Queensland Opposition Leader David Crisafulli has announced a controversial policy to sentence young offenders to the same amount of prison time as adults if the crime is serious enough.
Mr Crisafulli was launching his ‘Making Our Community Safer’ plan as part of the LNP’s campaign for the Queensland elections scheduled for 26 October.
He said the policy would apply for offences such as murder, manslaughter, serious assault, grievous bodily harm and the dangerous operation and unlawful use of a motor vehicle, and that it would help end the “generation of the repeat untouchables”.
“If you murder someone, that’s an adult crime. If you wound someone, ‘adult crime, adult time’,” he said during the policy launch to an LNP audience in Brisbane on Sunday (7 July).
“If you violate the sanctity of someone’s home, you break in and rob them, well … adult crime.”
“There will be some who say these laws are too harsh,” he added.
“To them, I say, just as a lack of consequences cause an increase in reciprocal offending, tough consequences will drive that down.”
Queensland law requires adults convicted of murder to serve a life sentence and, under the LNP’s proposed law, that would also apply to young offenders under the age of 18.
Premier Steven Miles accused the LNP of exploiting youth crime with four-word slogans for votes.
“What I care about is keeping the community safe, and I know the best way to keep the community safe is with an evidence-based, expert-informed, comprehensive plan for community safety,” he said.
“The LNP have been extraordinarily honest about the fact that they see crime and sensationalising crime as their way to win seats.”
Queensland Human Rights Commissioner Scott McDougall told the ABC that political parties needed to be careful about “auctioning off the fundamental rights of children during the 2024 election campaign”.

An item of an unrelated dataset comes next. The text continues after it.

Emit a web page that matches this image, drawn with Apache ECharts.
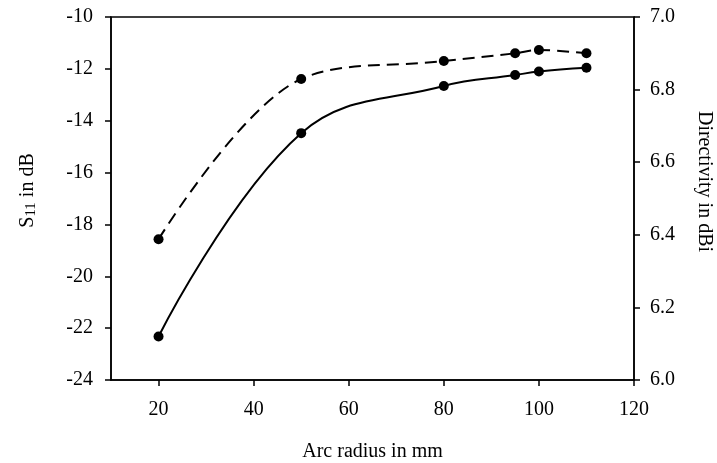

“Queensland is already the subject of international attention because of the conditions in which we have been detaining children, including grotesque practices such as prolonged solitary confinement and weeks-long detention in adult watchhouses,” he said.
“The proposal to treat children as young as 10 years old – the majority of which are First Nations – in the same way as we would sentence an adult, flies in the face of all evidence about how to successfully combat crime and puts our international reputation as a modern democracy at stake.”
Queensland Council for Civil Liberties vice-president Terry O’Gorman likened the policy to when the former Newman LNP government introduced legislation without consultation to crack down on outlaw motorcycle gangs in 2013.
“It was a Newman government law and order gimmick where that government’s rhetoric could not successfully be put into practice,” Mr O’Gorman told The Guardian, adding that Mr Crisafulli’s comments demonstrated that necessary policy work to support the proposal had not been completed.
“Law and order slogans are one thing. Doing the hard work to fix Queensland’s juvenile justice system is quite another,” Mr O’Gorman said.
A more welcome part of the LNP’s policy was a $175 million plan to ensure that young offenders leaving detention would be given a 12-month post-release plan to assist them in reintegrating into society.
“We can’t just release a young offender into society and just allow them to carry on where they left off,” Mr Crisafulli said.